A decade ago, Ejaz Haider, a top Pakistani editor, asserted while conversing with me that India’s unity was not a political but economic success, thanks to its huge single market. Wrong, I replied– India had a thousand inter‐state and inter‐city barriers, and was not a single market at all. Goods from Delhi paid entry tax to enter Maharashtra and octroi to enter Mumbai, and the combined tax incidence could be 15%, as high as customs duty on some imported goods. India was a grieviously splintered market, not a unified one.
With the introduction of GST, politicians claim we will at last have “One India, one market, one tax rate.” That’s not quite right: GST excludes real estate, alcohol, tobacco and petroleum products, so a big chunk of the economy will face state tax barriers. More important, states often invoke the Essential Commodities Act to ban the movement of politically sensitive goods. Still, GST will be a game changer.
The Economic Survey reveals that India enjoyed high inter‐state movement of goods and people even before GST. New estimates using railway data show that annual work‐related migration is 9 million, almost double the earlier estimate.
Farmers in the north‐west and south complain that migrant agricultural labour has plummeted. Despite this, overall migration (especially to urban areas) is vibrant. Rural‐urban migration within states has accelerated. North‐easterners, once mistaken for Chinese, are now a visible part of the workforce in big cities. A pan‐Indian workforce has emerged.
New data from the Goods and Services Tax Network suggest that inter‐state exchanges of manufactured goods amount to at least 54% of GDP. Almost half of this is the exchange within branches of the same firms, an astonishingly high figure.
It shows that corporations have help bind India together through manufacturing and trading linkages that were minimal at independence. This has boosted both economic growth and political unity.
India’s internal trade/GDP ratio of 54% leaves out agricultural goods, which are also massively transported across India. So 54% is a gross under‐estimate. Even this underestimate implies that India’s internal trade is 1.7 times its foreign trade. That compares well with other countries at the same economic stage.
A Fuel Called Trimurti
Large countries naturally have a higher ratio of internal trade to GDP than small ones. India’s 54% ratio (remember, this estimate excludes farm products) is much less than the USA’s 78% or China’s 74%. But is far more than the 20% of the European Union, which was formed specifically to create single market. Indonesia, another large developing country, has internal trade of only 12% of GDP. Canada, bigger in area than the USA, has a 20% ratio.
However, a caveat is in order. India has a crazy patchwork of area‐based tax breaks that induce corporate to move to Sikkim or Himachal Pradesh, not for commercial reasons but tax arbitrage. This artificially increases inter‐state trade. Finance Minister Jaitley has promised to phase out area‐based tax breaks, eliminating this distortion.
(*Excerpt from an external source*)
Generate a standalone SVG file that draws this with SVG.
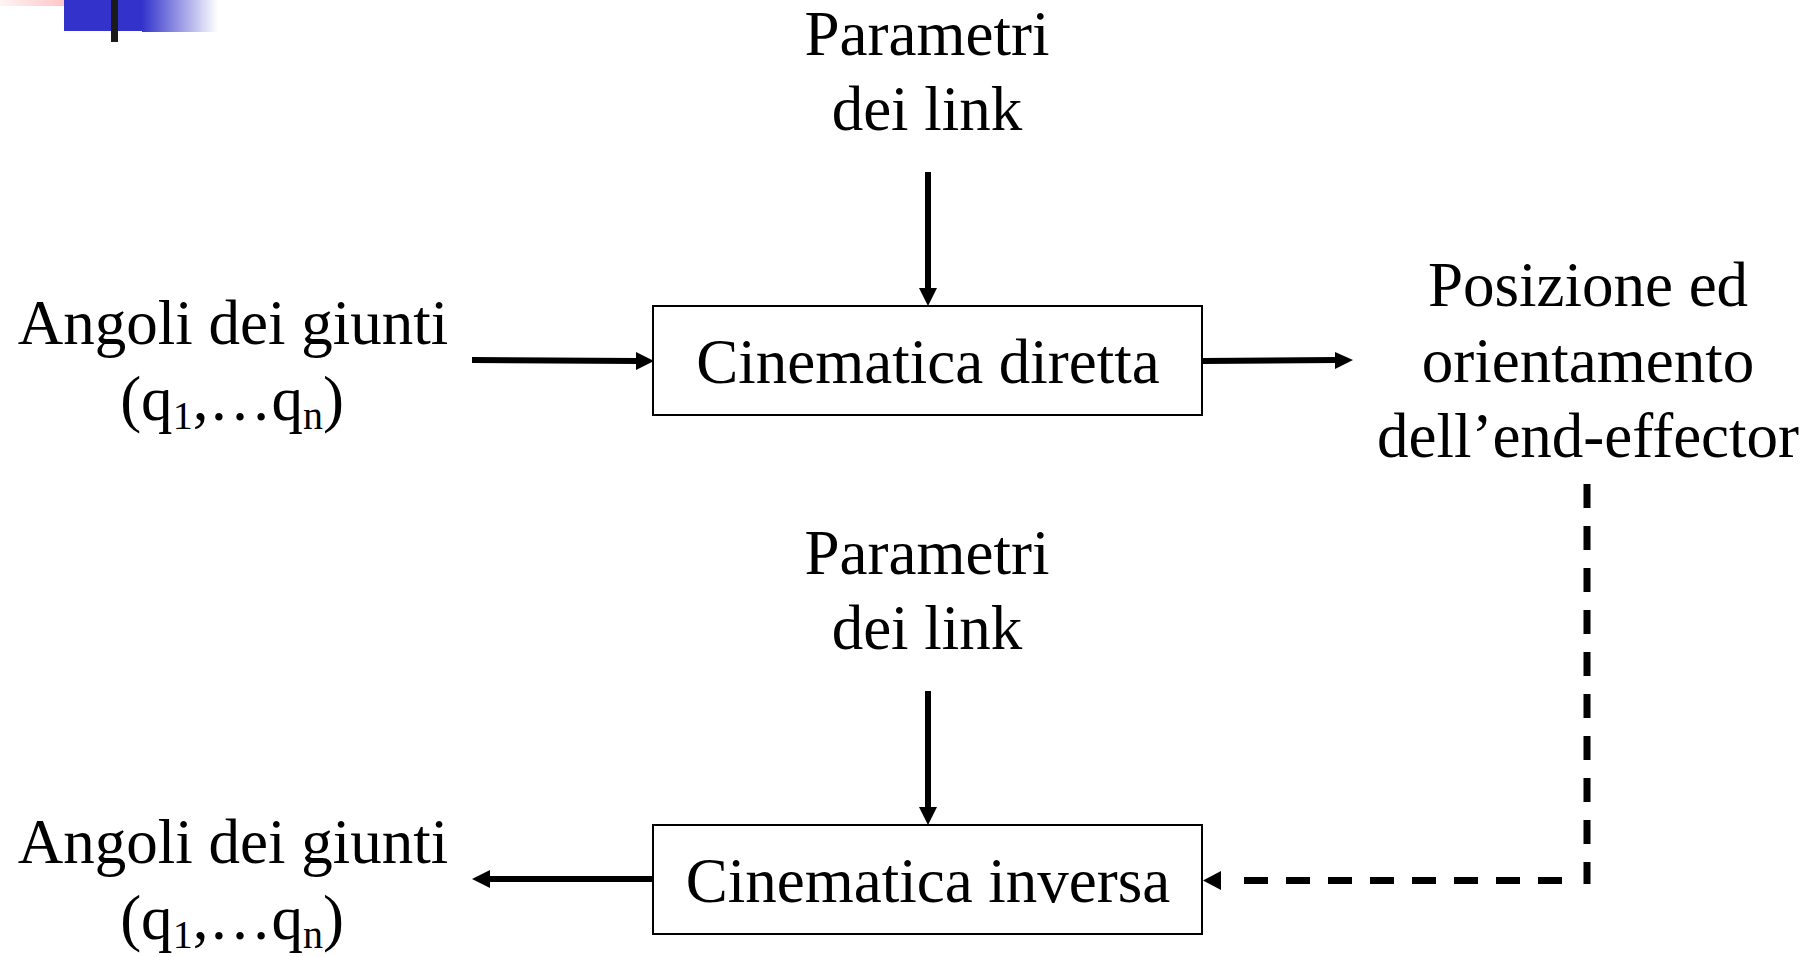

Economists sing praises of gains from international trade. Similar gains flow from internal trade in a large country like India, such as specialisation, scale economies, de‐risking and experimentation in different states to create innovative solutions. Improved connectivity is an important reason for India’s faster growth since 2000.
Rural roads have expanded enormously, as have the arterial national highways. Telecom has penetrated most rural areas (though broadband still lags behind). Finally, rural electrification has now reached all but a few parts of the country, even though its quality is spotty.
Roads, telecom and electricity constitute a Trimurti of connectivity that has accelerated India’s GDP growth since 2000. The Trimurti has facilitated the creation of new production centres, and the transport of that production across India.
Yet much more needs to be done. The Essential Commodities is a serious barrier to internal trade, especially of agricultural commodities. So the Agricultural Produce Marketing Committee Act that obliges farmers to sell only through local mandis. These laws must be amended if India is truly to become one market, and reap the full economic and political gains of a single market.